The summer of 2023 was a memorable one due in large part to the impact of El Niño, which significantly increased temperatures in the southern United States and impacted numerous power markets. ERCOT was among the affected markets, experiencing critically low reserve margins due to the heightened heat and underperforming renewables. All of this eventually led to ERCOT’s first Energy Emergency Alert (EEA) since Winter Storm Uri in 2021. In this Insight, we take a look at the events leading up to the EEA, how ERCOT responded, and what this all means for ERCOT moving forward.
ERCOT’s summer months saw record load this year, with the all-time peak of 85.4 GW occurring on August 10th. The figure below compares YTD daily peak loads with the five-year average, where persistent high-temperature weather increased the average daily peak load by nearly 21% for the month of August.
ERCOT issued several conservation alerts towards the end of the summer (11 total). However, at 7:30 PM on September 6th, the operator issued its first Energy Emergency Alert Level 2 (EEA 2) since Winter Storm Uri because the Physical Responsive Capability (PRC) was within 1,750 MW and grid frequency fell below 59.8 Hz. For context, typical PRC is maintained well above 3,500 MW and grid frequency oscillates within a very narrow band around 60 Hz.
At the onset of the evening, solar output quickly diminished, and wind generation failed to meet short-term forecasts. Due to technological limitations, natural gas plants were unable to ramp quickly enough to offset the unexpected fall of wind generation, forcing ERCOT to issue the EEA. This move enabled ERCOT to access additional resources, mostly curtailed industrial demand, to mitigate the strain on the grid.
At 7:00 PM, wind generation came in 1.2 GW short of the prior hour forecast, though battery storage resources helped alleviate the shortfall with record generation during the hour. However, immediately following the peak dispatch, battery storage dispatch fell to 164 MW, indicating a lack of capacity and duration to completely offset the decline. There were no significant thermal outages at this time, but transmission congestion was present with a transmission watch issued in southern Texas to prevent an overload on the DELMSAN5 line. As a last resort, ERCOT demand response mechanisms curtailed enough load to prevent escalation to an EEA 3 (controlled outages).

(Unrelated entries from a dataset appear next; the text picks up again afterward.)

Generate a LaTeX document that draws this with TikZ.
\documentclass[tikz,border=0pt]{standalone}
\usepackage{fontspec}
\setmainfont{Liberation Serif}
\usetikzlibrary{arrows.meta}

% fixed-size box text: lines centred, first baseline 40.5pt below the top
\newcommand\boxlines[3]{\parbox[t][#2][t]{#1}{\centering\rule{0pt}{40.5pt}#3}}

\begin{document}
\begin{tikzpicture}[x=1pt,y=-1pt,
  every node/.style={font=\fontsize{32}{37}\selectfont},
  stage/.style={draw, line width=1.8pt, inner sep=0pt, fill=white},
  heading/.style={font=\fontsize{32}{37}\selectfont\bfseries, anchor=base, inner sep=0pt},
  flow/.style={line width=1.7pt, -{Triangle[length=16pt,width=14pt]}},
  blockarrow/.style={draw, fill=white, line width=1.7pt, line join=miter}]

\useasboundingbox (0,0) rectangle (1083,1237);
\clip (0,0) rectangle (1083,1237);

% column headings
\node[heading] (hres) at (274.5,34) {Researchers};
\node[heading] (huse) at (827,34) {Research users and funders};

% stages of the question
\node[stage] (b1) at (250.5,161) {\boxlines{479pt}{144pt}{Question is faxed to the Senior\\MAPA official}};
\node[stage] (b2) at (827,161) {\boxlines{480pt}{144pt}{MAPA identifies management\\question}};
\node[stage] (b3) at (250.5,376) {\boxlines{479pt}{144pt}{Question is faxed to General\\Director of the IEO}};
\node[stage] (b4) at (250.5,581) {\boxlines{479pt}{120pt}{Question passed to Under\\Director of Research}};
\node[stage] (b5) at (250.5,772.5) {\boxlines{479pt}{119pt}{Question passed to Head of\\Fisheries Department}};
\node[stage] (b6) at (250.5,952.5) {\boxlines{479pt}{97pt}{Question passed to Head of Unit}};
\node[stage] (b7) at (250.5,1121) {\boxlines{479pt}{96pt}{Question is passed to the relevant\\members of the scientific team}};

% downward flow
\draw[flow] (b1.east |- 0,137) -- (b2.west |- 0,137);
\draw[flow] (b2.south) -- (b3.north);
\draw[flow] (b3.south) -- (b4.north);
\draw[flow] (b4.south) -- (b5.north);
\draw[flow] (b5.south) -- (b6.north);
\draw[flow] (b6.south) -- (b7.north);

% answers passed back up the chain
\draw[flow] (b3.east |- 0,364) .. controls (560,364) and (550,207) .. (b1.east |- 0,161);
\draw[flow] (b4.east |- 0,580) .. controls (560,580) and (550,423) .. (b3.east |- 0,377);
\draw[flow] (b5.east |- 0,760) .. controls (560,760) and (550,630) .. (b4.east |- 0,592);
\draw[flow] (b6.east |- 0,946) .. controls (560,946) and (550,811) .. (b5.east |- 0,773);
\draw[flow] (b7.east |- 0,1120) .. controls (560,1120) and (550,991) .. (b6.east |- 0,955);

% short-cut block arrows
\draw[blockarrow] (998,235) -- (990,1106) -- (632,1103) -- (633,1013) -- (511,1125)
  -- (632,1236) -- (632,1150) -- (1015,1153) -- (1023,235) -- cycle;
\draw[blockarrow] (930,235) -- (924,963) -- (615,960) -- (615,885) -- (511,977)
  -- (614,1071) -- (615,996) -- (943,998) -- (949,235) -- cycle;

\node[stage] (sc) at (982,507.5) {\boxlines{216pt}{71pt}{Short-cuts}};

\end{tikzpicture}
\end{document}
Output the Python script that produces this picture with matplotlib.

As markets continue to shift away from a heavy reliance on fossil fuels, concerns with intermittency lay at the forefront. How will a growing intermittent fleet reliably serve evening peak demand? For ERCOT, the relationship between wind and solar is typically complimentary: when solar begins to decline, wind generation tends to pick up. However, wind resources have been underperforming for much of the season this year. The chart below shows the daily average on-peak capacity factor for wind resources in ERCOT for 2023 and the five-year average. The “X” marker indicates the mean value, and each vertical bar contains the month’s daily averages.
Wind generation has been increasingly volatile when compared to the five-year average. While YTD average generation is relatively in-line with history, recent volatility puts increasing pressure on a system that is investing further into intermittent resources. With a difference between min/max summer values as much as 57% (observed in June), the variability in peak hour wind generation could amount to 21.6 GW (with currently 37.8 GW in operation), making it difficult to plan for a peak event in a high-renewable environment.
For ERCOT, the task becomes increasingly difficult with the YoY load growth the region has seen.
Driven by some of the hottest seasonal temperatures on record, peak load in ERCOT has grown roughly 8% each year from 2021 to 2022 and then again in 2022 to 2023. The summer of 2023 exposed the challenges facing ERCOT due to increased temperatures and further reliance on renewable energy. Extreme heat, coupled with the underperformance of wind resources, resulted in the dangerous fall of reserve margins. As the region continues to move towards intermittent resources like wind and solar, it highlights the need for substantial improvements in technologies and strategies to effectively meet demand. With 6.8 GW of battery storage in development, peak hour concerns could be alleviated should storage effectively expand the deliverability of mid-day solar generation.